# Given material:
— Begin —
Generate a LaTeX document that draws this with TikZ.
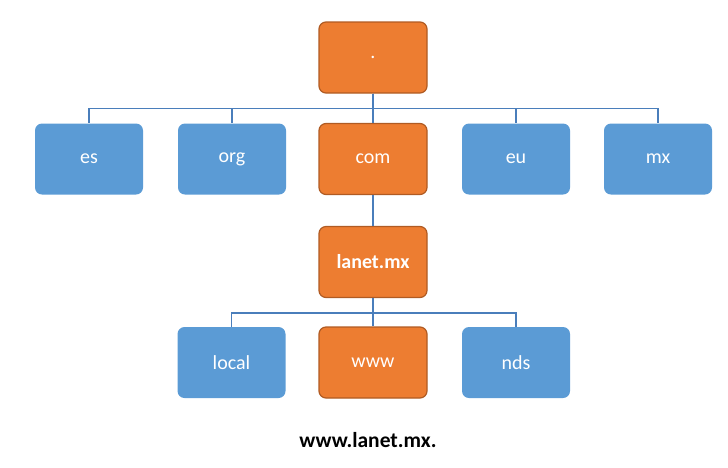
\documentclass[tikz,border=0pt]{standalone}
\usepackage{fontspec}
\setmainfont{Carlito}
\definecolor{boxorange}{HTML}{ED7D31}
\definecolor{edgeorange}{HTML}{B05B23}
\definecolor{boxblue}{HTML}{5B9BD5}
\definecolor{linkblue}{HTML}{4A7EBB}
\begin{document}
\begin{tikzpicture}[x=1pt,y=-1pt,
  box/.style={rounded corners=7pt, minimum width=108pt, minimum height=71pt, inner sep=0pt, text=white, font=\fontsize{20}{24}\selectfont},
  orangebox/.style={box, fill=boxorange, draw=edgeorange, line width=1.2pt},
  bluebox/.style={box, fill=boxblue},
  link/.style={draw=linkblue, line width=1.6pt}]
\useasboundingbox (0,0) rectangle (728,467);
\node[orangebox] (root) at (373,57.5) {.};
\node[bluebox] (es) at (89,159) {es};
\node[bluebox] (org) at (232,159) {org};
\node[orangebox] (com) at (373,159) {com};
\node[bluebox] (eu) at (516,159) {eu};
\node[bluebox] (mx) at (658,159) {mx};
\node[orangebox] (lanet) at (373,262) {\textbf{lanet.mx}};
\node[bluebox] (local) at (231.5,362.5) {local};
\node[orangebox] (www) at (373,362.5) {www};
\node[bluebox] (nds) at (516,362.5) {nds};
\node (fqdn) at (368,440) {\fontsize{21.5}{25}\selectfont\textbf{www.lanet.mx.}};

\draw[link] (root.south) -- ++(0,15) -| (es.north);
\draw[link] (root.south) -- ++(0,15) -| (org.north);
\draw[link] (root.south) -- (com.north);
\draw[link] (root.south) -- ++(0,15) -| (eu.north);
\draw[link] (root.south) -- ++(0,15) -| (mx.north);
\draw[link] (com.south) -- (lanet.north);
\draw[link] (lanet.south) -- ++(0,15) -| (local.north);
\draw[link] (lanet.south) -- (www.north);
\draw[link] (lanet.south) -- ++(0,15) -| (nds.north);
\end{tikzpicture}
\end{document}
— End —
# Your instructions:
Quote every line word for word and keep the images out of the copy.

# Reply to the exercise:
Generate a LaTeX document that draws this with TikZ.
\documentclass[tikz,border=0pt]{standalone}
\usepackage{fontspec}
\setmainfont{Carlito}
\definecolor{boxorange}{HTML}{ED7D31}
\definecolor{edgeorange}{HTML}{B05B23}
\definecolor{boxblue}{HTML}{5B9BD5}
\definecolor{linkblue}{HTML}{4A7EBB}
\begin{document}
\begin{tikzpicture}[x=1pt,y=-1pt,
  box/.style={rounded corners=7pt, minimum width=108pt, minimum height=71pt, inner sep=0pt, text=white, font=\fontsize{20}{24}\selectfont},
  orangebox/.style={box, fill=boxorange, draw=edgeorange, line width=1.2pt},
  bluebox/.style={box, fill=boxblue},
  link/.style={draw=linkblue, line width=1.6pt}]
\useasboundingbox (0,0) rectangle (728,467);
\node[orangebox] (root) at (373,57.5) {.};
\node[bluebox] (es) at (89,159) {es};
\node[bluebox] (org) at (232,159) {org};
\node[orangebox] (com) at (373,159) {com};
\node[bluebox] (eu) at (516,159) {eu};
\node[bluebox] (mx) at (658,159) {mx};
\node[orangebox] (lanet) at (373,262) {\textbf{lanet.mx}};
\node[bluebox] (local) at (231.5,362.5) {local};
\node[orangebox] (www) at (373,362.5) {www};
\node[bluebox] (nds) at (516,362.5) {nds};
\node (fqdn) at (368,440) {\fontsize{21.5}{25}\selectfont\textbf{www.lanet.mx.}};

\draw[link] (root.south) -- ++(0,15) -| (es.north);
\draw[link] (root.south) -- ++(0,15) -| (org.north);
\draw[link] (root.south) -- (com.north);
\draw[link] (root.south) -- ++(0,15) -| (eu.north);
\draw[link] (root.south) -- ++(0,15) -| (mx.north);
\draw[link] (com.south) -- (lanet.north);
\draw[link] (lanet.south) -- ++(0,15) -| (local.north);
\draw[link] (lanet.south) -- (www.north);
\draw[link] (lanet.south) -- ++(0,15) -| (nds.north);
\end{tikzpicture}
\end{document}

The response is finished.